A descriminalização poderia favorecer, sim, àquelas mulheres sem escrúpulos que poderiam sair transando sem camisinha indiscriminadamente sabendo que o aborto estaria garantido caso engravidasse, ainda que transar sem camisinha e o próprio procedimento possam acarretar consequências irreversíveis para a sua vida, mas, não é salutar pensar nos insanos quando estamos decidindo uma lei. Seria como condenar o Bolsa Família só porque há pessoas que recebem e não precisam, ou porque há gente que sai por aí fazendo filho pra ganhar mais dinheiro. Que o programa se acabe ou modifique-se por outros motivos, mas não por estes, porque sabemos que a maioria dos que recebem precisam, e seria injusto acabar com um programa porque alguns fazem mal uso deste, pois a melhor saída para isto é melhorar o monitoramento ou tornar o programa menos eleitoreiro. Da mesma forma, seria absurdo a liberação do aborto ou de qualquer procedimento envolvendo a saúde pública sem os devidos mecanismos de controle e sua consequente fiscalização.

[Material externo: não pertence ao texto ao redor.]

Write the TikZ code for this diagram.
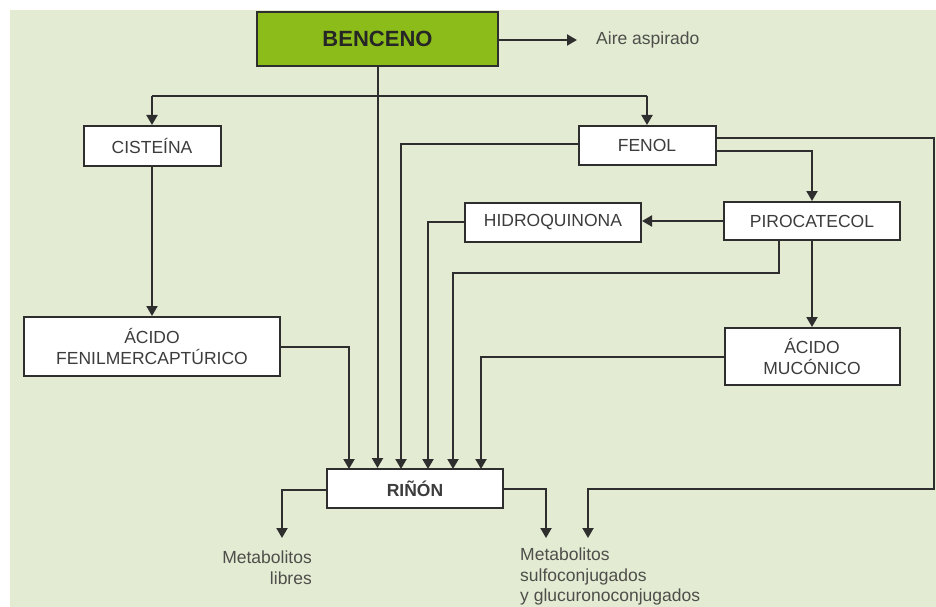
\documentclass[tikz,border=0pt]{standalone}
\usepackage{fontspec}
\setmainfont{Liberation Sans}
\usetikzlibrary{arrows.meta}
\definecolor{bgc}{HTML}{E3ECD3}
\definecolor{grn}{HTML}{8CBC1A}
\definecolor{ln}{HTML}{2E2E2E}
\definecolor{txt}{HTML}{3C3C3C}
\definecolor{lbl}{HTML}{4E4E4A}
\tikzset{
  box/.style={draw=ln, line width=2pt, fill=white, inner sep=0pt, text=txt,
    font=\fontsize{17.5}{20.5}\selectfont, align=center},
  conn/.style={draw=ln, line width=2pt},
  arr/.style={conn, -{Triangle[width=11pt,length=10pt]}},
  lab/.style={inner sep=0pt, text=lbl, font=\fontsize{17.5}{20.5}\selectfont}
}
\begin{document}
\begin{tikzpicture}[x=1pt,y=-1pt]
\useasboundingbox (0,0) rectangle (936,607);
\fill[white] (0,0) rectangle (936,607);
\fill[bgc] (10,10) rectangle (936,607);

% nodes
\node[box, fill=grn, minimum width=241pt, minimum height=54pt, text=black!85,
  font=\fontsize{22}{26}\selectfont\bfseries] (benceno) at (377.5,39) {BENCENO};
\node[lab, anchor=west] (aire) at (596,40) {Aire aspirado};
\node[box, minimum width=137pt, minimum height=40pt] (cist) at (152,146) {CISTEÍNA};
\node[box, minimum width=137pt, minimum height=39pt] (fenol) at (647,145.5) {FENOL};
\node[box, minimum width=176pt, minimum height=39pt] (hidro) at (553,222) {HIDROQUINONA};
\node[box, minimum width=176pt, minimum height=38pt] (piro) at (812,221) {PIROCATECOL};
\node[box, minimum width=175pt, minimum height=57pt] (muco) at (812,356.5) {ÁCIDO\\MUCÓNICO};
\node[box, minimum width=256pt, minimum height=59pt] (afm) at (152,346.5) {ÁCIDO\\FENILMERCAPTÚRICO};
\node[box, minimum width=176pt, minimum height=39pt,
  font=\fontsize{17.5}{20.5}\selectfont\bfseries] (rinon) at (415,488.5) {RIÑÓN};
\node[lab, anchor=north east, align=right] (libres) at (312,551) {Metabolitos\\libres};
\node[lab, anchor=north west, align=left] (sulfo) at (520,548) {Metabolitos\\sulfoconjugados\\y glucuronoconjugados};

% helper coordinates
\coordinate (airend) at (577,40);
\coordinate (split) at (377.5,96);
\coordinate (in1) at (349,469);
\coordinate (in3) at (401,469);
\coordinate (in4) at (428,469);
\coordinate (in5) at (453,469);
\coordinate (in6) at (481,469);
\coordinate (libarr) at (282,538);
\coordinate (sularr) at (546,538);
\coordinate (fenarr) at (588,538);
\coordinate (fencorner) at (934,489);

% connectors
\draw[arr] (benceno.east |- airend) -- (airend);
\draw[arr] (benceno.south) -- (benceno.south |- rinon.north);
\draw[conn] (cist.north |- split) -- (fenol.north |- split);
\draw[arr] (cist.north |- split) -- (cist.north);
\draw[arr] (fenol.north |- split) -- (fenol.north);
\draw[arr] (cist.south) -- (afm.north);
\draw[arr] (afm.east) -| (in1);
\draw[arr] ([yshift=1.5pt]fenol.west) -| (in3);
\draw[arr] ([yshift=7.5pt]fenol.east) -| (fencorner) -| (fenarr);
\draw[arr] ([yshift=-5.5pt]fenol.east) -| (piro.north);
\draw[arr] (piro.west) -- (hidro.east |- piro.west);
\draw[arr] (hidro.west) -| (in4);
\draw[arr] ([xshift=-33pt]piro.south) -- ++(0,32) -| (in5);
\draw[arr] (piro.south) -- (muco.north);
\draw[arr] (muco.west) -| (in6);
\draw[arr] ([yshift=-1.5pt]rinon.west) -| (libarr);
\draw[arr] (rinon.east) -| (sularr);
\end{tikzpicture}
\end{document}
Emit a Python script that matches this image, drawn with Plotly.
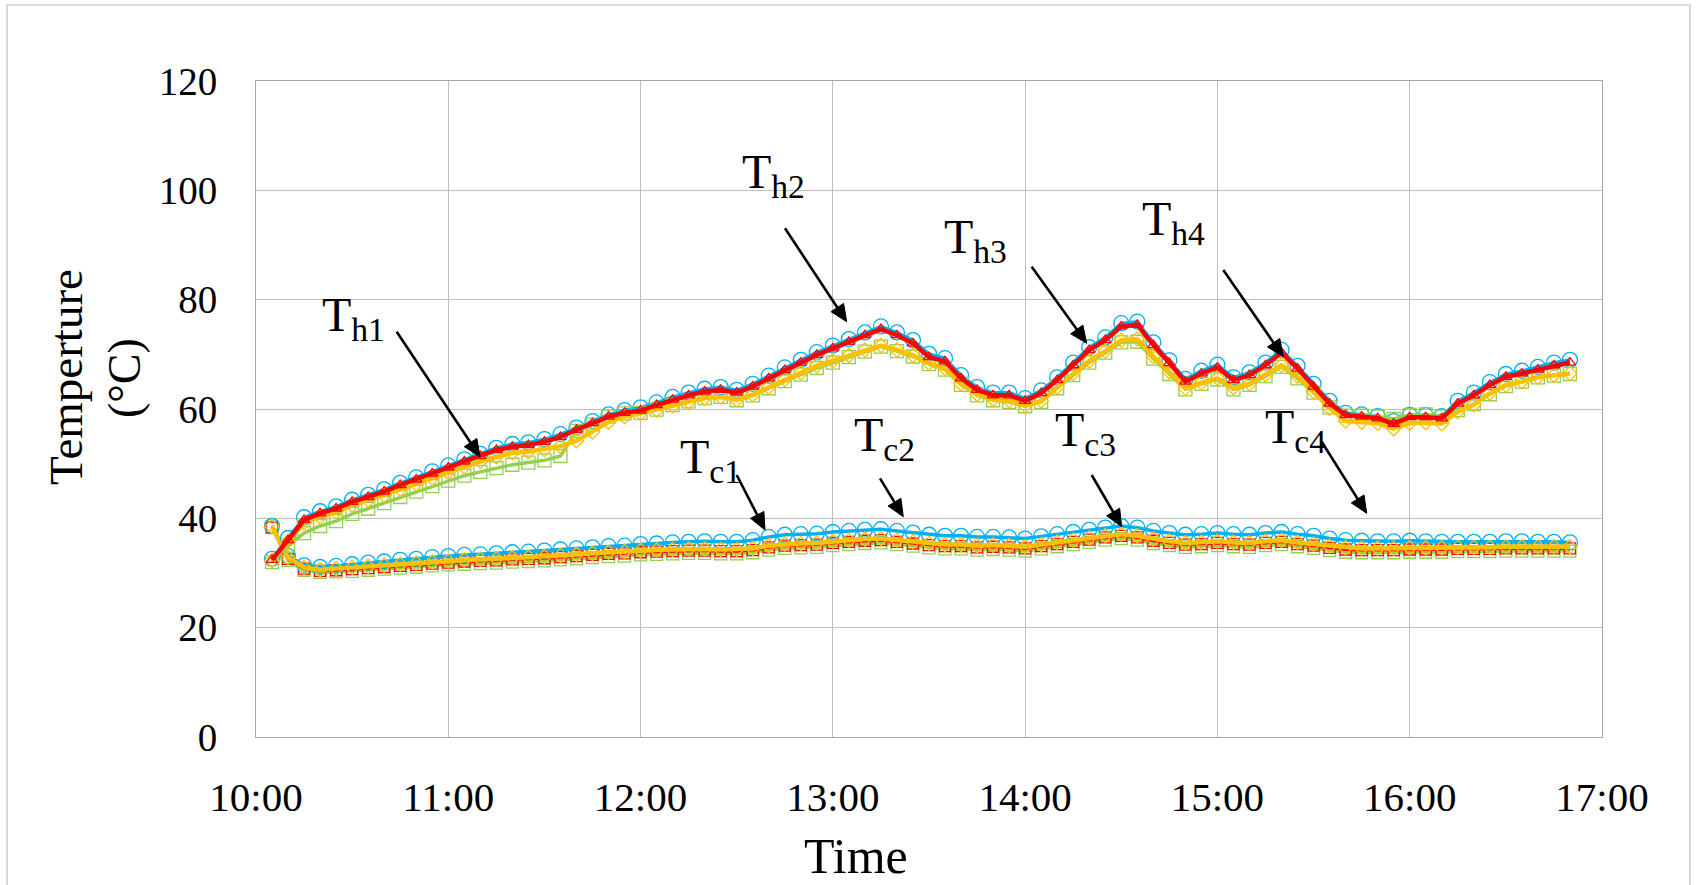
import math
import pandas as pd
import plotly.graph_objects as go

# ---------------- data ----------------
times = pd.date_range("2020-01-01 10:05", "2020-01-01 16:50", freq="5min")
x_tick_labels = ["10:00", "11:00", "12:00", "13:00", "14:00", "15:00", "16:00", "17:00"]
y_ticks = [0, 20, 40, 60, 80, 100, 120]

# hot-side temperatures (°C)
th_blue = [32.6, 36.4, 40.2, 41.3, 42.2, 43.4, 44.3, 45.3, 46.5, 47.5, 48.6, 49.7,
           50.8, 51.8, 52.9, 53.6, 53.9, 54.5, 55.4, 56.6, 57.8, 59.0, 59.8, 60.3,
           61.2, 62.2, 63.0, 63.7, 64.0, 63.5, 64.6, 66.1, 67.6, 69.0, 70.4, 71.6,
           72.8, 74.0, 75.1, 74.0, 72.6, 70.1, 69.3, 66.2, 64.0, 63.0, 63.0, 62.0,
           63.4, 65.8, 68.5, 71.3, 73.1, 75.7, 76.0, 72.2, 68.9, 65.5, 67.0, 68.1,
           65.8, 66.7, 68.5, 70.8, 67.9, 64.6, 61.5, 59.3, 59.0, 58.7, 57.8, 58.9,
           58.9, 58.7, 61.5, 63.0, 64.9, 66.4, 67.0, 67.7, 68.5, 69.0]
th_green = [32.0, 35.0, 37.3, 38.6, 39.5, 40.8, 41.8, 42.8, 43.9, 44.9, 45.9, 46.9,
            47.8, 48.5, 49.2, 49.8, 50.2, 50.6, 51.4, 56.0, 57.2, 58.6, 59.2, 59.3,
            59.9, 60.7, 61.4, 62.0, 62.2, 61.6, 62.5, 63.8, 65.1, 66.3, 67.5, 68.5,
            69.5, 70.5, 71.4, 70.6, 69.6, 68.2, 67.2, 64.4, 62.5, 61.6, 61.3, 60.5,
            61.3, 63.8, 66.2, 68.5, 70.3, 72.2, 72.3, 69.2, 66.4, 63.6, 64.6, 65.4,
            63.6, 64.4, 66.0, 67.7, 65.6, 63.0, 60.3, 58.8, 58.8, 58.6, 58.2, 58.9,
            59.0, 58.6, 59.8, 60.9, 62.7, 64.2, 65.0, 65.8, 66.1, 66.4]
th_orange = [32.3, 35.8, 39.2, 40.3, 41.2, 42.4, 43.3, 44.2, 45.3, 46.3, 47.4, 48.4,
             49.4, 50.4, 51.3, 52.0, 52.2, 52.6, 53.2, 54.2, 55.8, 57.6, 58.6, 59.2,
             59.8, 60.6, 61.3, 62.0, 62.2, 61.7, 62.6, 64.0, 65.4, 66.6, 67.9, 68.8,
             69.8, 70.8, 71.6, 70.8, 69.8, 68.4, 67.4, 64.6, 62.7, 61.8, 61.5, 60.6,
             61.5, 64.0, 66.5, 68.8, 70.6, 72.6, 72.8, 69.6, 66.8, 63.8, 64.8, 65.6,
             63.9, 64.6, 66.3, 68.0, 66.0, 63.2, 60.2, 57.8, 57.6, 57.4, 56.4, 57.4,
             57.5, 57.3, 59.5, 60.8, 62.9, 64.4, 65.0, 65.8, 66.2, 66.5]
th_red = [32.4, 36.0, 39.7, 40.9, 41.8, 43.0, 43.9, 44.9, 46.1, 47.1, 48.2, 49.3,
          50.4, 51.4, 52.5, 53.1, 53.4, 54.0, 54.9, 56.2, 57.4, 58.6, 59.3, 59.7,
          60.7, 61.7, 62.5, 63.2, 63.5, 63.0, 64.1, 65.6, 67.1, 68.5, 69.9, 71.1,
          72.3, 73.5, 74.6, 73.5, 72.0, 69.5, 68.7, 65.6, 63.5, 62.5, 62.5, 61.5,
          62.9, 65.3, 68.0, 70.8, 72.6, 75.1, 75.4, 71.7, 68.4, 65.0, 66.5, 67.6,
          65.3, 66.2, 68.0, 70.3, 67.4, 64.1, 61.0, 58.9, 58.6, 58.3, 57.3, 58.5,
          58.5, 58.3, 61.0, 62.5, 64.4, 65.9, 66.5, 67.2, 68.0, 68.5]

# cold-side temperatures (°C)
tc_blue = [38.6, 33.1, 31.4, 31.1, 31.3, 31.6, 31.9, 32.1, 32.4, 32.6, 32.9, 33.1,
           33.3, 33.4, 33.6, 33.8, 33.9, 34.1, 34.3, 34.5, 34.7, 34.9, 35.0, 35.3,
           35.4, 35.6, 35.7, 35.8, 35.7, 35.7, 36.0, 36.6, 37.0, 37.1, 37.2, 37.5,
           37.7, 37.9, 38.0, 37.7, 37.4, 37.0, 36.8, 36.8, 36.6, 36.6, 36.5, 36.3,
           36.7, 37.1, 37.5, 37.9, 38.3, 38.6, 38.3, 37.7, 37.3, 37.0, 37.1, 37.3,
           37.1, 37.0, 37.3, 37.5, 37.1, 36.8, 36.3, 36.0, 35.9, 35.8, 35.8, 35.9,
           35.8, 35.7, 35.7, 35.7, 35.7, 35.8, 35.8, 35.7, 35.7, 35.6]
tc_green = [38.4, 32.3, 30.5, 30.1, 30.2, 30.3, 30.5, 30.7, 30.9, 31.1, 31.3, 31.5,
            31.6, 31.7, 31.8, 32.0, 32.1, 32.2, 32.4, 32.6, 32.8, 33.0, 33.1, 33.3,
            33.4, 33.5, 33.6, 33.6, 33.5, 33.5, 33.7, 34.2, 34.5, 34.6, 34.7, 35.0,
            35.2, 35.4, 35.5, 35.2, 34.9, 34.6, 34.4, 34.4, 34.2, 34.3, 34.2, 34.0,
            34.4, 34.8, 35.2, 35.6, 36.0, 36.3, 36.0, 35.4, 35.0, 34.7, 34.8, 35.0,
            34.8, 34.7, 35.0, 35.2, 34.8, 34.5, 34.1, 33.8, 33.7, 33.7, 33.7, 33.8,
            33.8, 33.8, 33.9, 33.9, 33.9, 34.0, 34.0, 34.0, 34.0, 34.0]
tc_red = [38.3, 32.6, 30.8, 30.4, 30.5, 30.7, 30.9, 31.1, 31.3, 31.5, 31.7, 31.9,
          32.1, 32.2, 32.3, 32.5, 32.6, 32.7, 32.9, 33.1, 33.3, 33.5, 33.6, 33.8,
          33.9, 34.0, 34.1, 34.1, 34.0, 34.0, 34.2, 34.7, 35.0, 35.1, 35.2, 35.5,
          35.7, 35.9, 36.0, 35.7, 35.4, 35.1, 34.9, 34.9, 34.7, 34.8, 34.7, 34.5,
          34.9, 35.3, 35.7, 36.1, 36.5, 36.8, 36.5, 35.9, 35.5, 35.2, 35.3, 35.5,
          35.3, 35.2, 35.5, 35.7, 35.3, 35.0, 34.6, 34.3, 34.2, 34.2, 34.2, 34.3,
          34.3, 34.3, 34.4, 34.4, 34.4, 34.5, 34.5, 34.5, 34.5, 34.5]
tc_orange = [38.5, 32.8, 31.0, 30.6, 30.8, 31.0, 31.2, 31.4, 31.6, 31.8, 32.0, 32.2,
             32.4, 32.5, 32.6, 32.8, 32.9, 33.0, 33.2, 33.4, 33.6, 33.8, 33.9, 34.1,
             34.2, 34.3, 34.4, 34.4, 34.3, 34.3, 34.5, 35.0, 35.3, 35.4, 35.5, 35.8,
             36.0, 36.2, 36.3, 36.0, 35.7, 35.4, 35.2, 35.2, 35.0, 35.1, 35.0, 34.8,
             35.2, 35.6, 36.0, 36.4, 36.8, 37.1, 36.8, 36.2, 35.8, 35.5, 35.6, 35.8,
             35.6, 35.5, 35.8, 36.0, 35.6, 35.3, 34.9, 34.6, 34.5, 34.5, 34.5, 34.6,
             34.6, 34.6, 34.7, 34.7, 34.7, 34.8, 34.8, 34.8, 34.8, 34.8]

label_names = ["T<sub>h1</sub>", "T<sub>h2</sub>", "T<sub>h3</sub>", "T<sub>h4</sub>",
               "T<sub>c1</sub>", "T<sub>c2</sub>", "T<sub>c3</sub>", "T<sub>c4</sub>"]

# ---------------- styling ----------------
BLUE, RED, GREEN, ORANGE = "#00B0F0", "#FF0000", "#92D050", "#FFC000"
FONT = "Liberation Serif"
W, H = 1697, 885
L, R, T, B = 256, 95, 81, 148
PW, PH = W - L - R, H - T - B


def px(X):
    return (X - L) / PW


def py(Y):
    return (H - B - Y) / PH


fig = go.Figure()


def add(y, color, width, symbol, size, dash="solid"):
    fig.add_trace(go.Scatter(
        x=times, y=y, mode="lines+markers",
        line=dict(color=color, width=width, dash=dash),
        marker=dict(symbol=symbol, size=size, color=color,
                    line=dict(color=color, width=1.3)),
        showlegend=False, hoverinfo="skip"))


# cold side
add(tc_green, GREEN, 3, "square-open", 12)
add(tc_red, RED, 3, "square-open", 11)
add(tc_blue, BLUE, 3.5, "circle-open", 15)
add(tc_orange, ORANGE, 4.5, "diamond-open", 11)
# hot side
add(th_blue, BLUE, 3, "circle-open", 15)
add(th_green, GREEN, 3.5, "square-open", 13)
add(th_orange, ORANGE, 4.5, "diamond-open", 11)
add(th_red, RED, 4.5, "triangle-up-open", 10)

# text labels (top-left corners in px) and arrows (tail -> head, px)
label_pos = [(320, 286), (740, 143), (942, 208), (1140, 190),
             (678, 428), (852, 406), (1053, 401), (1263, 398)]
arrows = [((396.7, 331.7), (480, 456.7)),
          ((785, 228.3), (846.7, 321.7)),
          ((1031.7, 266.7), (1086.7, 343.3)),
          ((1223.3, 270), (1283.3, 356.7)),
          ((736.7, 475), (765, 530)),
          ((880, 478.3), (903.3, 516.7)),
          ((1091.7, 475), (1121.7, 526.7)),
          ((1321.7, 441.7), (1366.7, 513.3))]

annotations = []
for name, (lx, ly) in zip(label_names, label_pos):
    annotations.append(dict(text=name, x=px(lx), y=py(ly), xref="paper", yref="paper",
                            xanchor="left", yanchor="top", showarrow=False,
                            font=dict(family=FONT, size=48, color="black")))

# axis titles
annotations.append(dict(text="Temperture", x=px(66), y=py(377), xref="paper", yref="paper",
                        textangle=-90, xanchor="center", yanchor="middle", showarrow=False,
                        font=dict(family=FONT, size=47, color="black")))
annotations.append(dict(text="(°C)", x=px(124), y=py(378), xref="paper", yref="paper",
                        textangle=-90, xanchor="center", yanchor="middle", showarrow=False,
                        font=dict(family=FONT, size=46, color="black")))
annotations.append(dict(text="Time", x=px(856), y=py(826), xref="paper", yref="paper",
                        xanchor="center", yanchor="top", showarrow=False,
                        font=dict(family=FONT, size=50, color="black")))

# arrows as shapes: shaft line + filled triangular head
shapes = [dict(type="rect", xref="paper", yref="paper",
               x0=px(7), x1=px(1690), y0=py(5), y1=py(900),
               line=dict(color="#D9D9D9", width=2), fillcolor="rgba(0,0,0,0)",
               layer="below")]
HEAD_LEN, HEAD_HALF = 17, 7.5
for (tx, ty), (hx, hy) in arrows:
    dx, dy = hx - tx, hy - ty
    n = math.hypot(dx, dy)
    ux, uy = dx / n, dy / n
    bx, by = hx - ux * HEAD_LEN, hy - uy * HEAD_LEN
    nx, ny = -uy, ux
    shapes.append(dict(type="line", xref="paper", yref="paper",
                       x0=px(tx), y0=py(ty), x1=px(bx + ux * 2), y1=py(by + uy * 2),
                       line=dict(color="black", width=2.6)))
    p1 = (px(hx), py(hy))
    p2 = (px(bx + nx * HEAD_HALF), py(by + ny * HEAD_HALF))
    p3 = (px(bx - nx * HEAD_HALF), py(by - ny * HEAD_HALF))
    path = "M {:.6f},{:.6f} L {:.6f},{:.6f} L {:.6f},{:.6f} Z".format(*p1, *p2, *p3)
    shapes.append(dict(type="path", xref="paper", yref="paper", path=path,
                       fillcolor="black", line=dict(color="black", width=1)))

tick_dates = pd.date_range("2020-01-01 10:00", "2020-01-01 17:00", freq="60min")

fig.update_layout(
    width=W, height=H,
    margin=dict(l=L, r=R, t=T, b=B),
    paper_bgcolor="white", plot_bgcolor="white",
    font=dict(family=FONT, color="black"),
    annotations=annotations,
    shapes=shapes,
)
fig.update_xaxes(
    type="date",
    range=[tick_dates[0], tick_dates[-1]],
    tickvals=tick_dates, ticktext=x_tick_labels,
    showgrid=True, gridcolor="#BFBFBF", gridwidth=1,
    showline=True, linecolor="#A6A6A6", linewidth=1, mirror=True,
    ticks="", ticklabelstandoff=24,
    tickfont=dict(family=FONT, size=41, color="black"),
    zeroline=False,
)
fig.update_yaxes(
    range=[0, 120], tickvals=y_ticks,
    showgrid=True, gridcolor="#BFBFBF", gridwidth=1,
    showline=True, linecolor="#A6A6A6", linewidth=1, mirror=True,
    ticks="", ticklabelstandoff=30,
    tickfont=dict(family=FONT, size=39, color="black"),
    zeroline=False,
)

fig.write_html("out.html")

A criminlização do aborto é uma questão de saúde pública. Sabe-se que em todo Brasil milhares de clínicas fazem esse tipo de cirurgia sem qualquer regulamentação. Pelo menos 1 milhão de mulheres praticam aborto por ano, e cerca de 400 mil acabam com sequelas irreversíveis ou morrendo no processo. Quem pode pagar, faz um procedimento seguro. Quem não pode (a maioria), se submete à mão de açougueiros e pílulas ilegais. O estado deveria garantir o direito de ser, pensar, e agir diferente, desde que isto não fira a Constituição, como fere o ato de instituir leis baseados em fundamentos religiosos desobedecendo o princípio do livre pensar e da livre profissão de fé de um estado laico. Qualquer lei (somente) deve estar de acordo com a Constituição, que é um primoroso fruto da construção coletiva de diferentes grupos da sociedade, inclusive das Comunidades Eclesiais de Base.
Os cristãos, especialmente, têm todo direito de ser apreensivos quanto ao pluralismo no qual se envolve a cada dia a sociedade atual. No entanto, o pluralismo já está assegurado na Constituição. E, se para as algumas religiões é importante evitar o pluralismo que fragmente seu código moral ou seus princípios, para a salada mista que é o Brasil seria desastroso atender a somente um desses grupos. Por isso, sou a favor da permanência da lei a respeito do aborto como ela está, e, caso a prática seja liberada, que garanta-se a livre manifestação dos contrários e as devidas regras para garantir o direito pleno e sagrado da mulher decidir.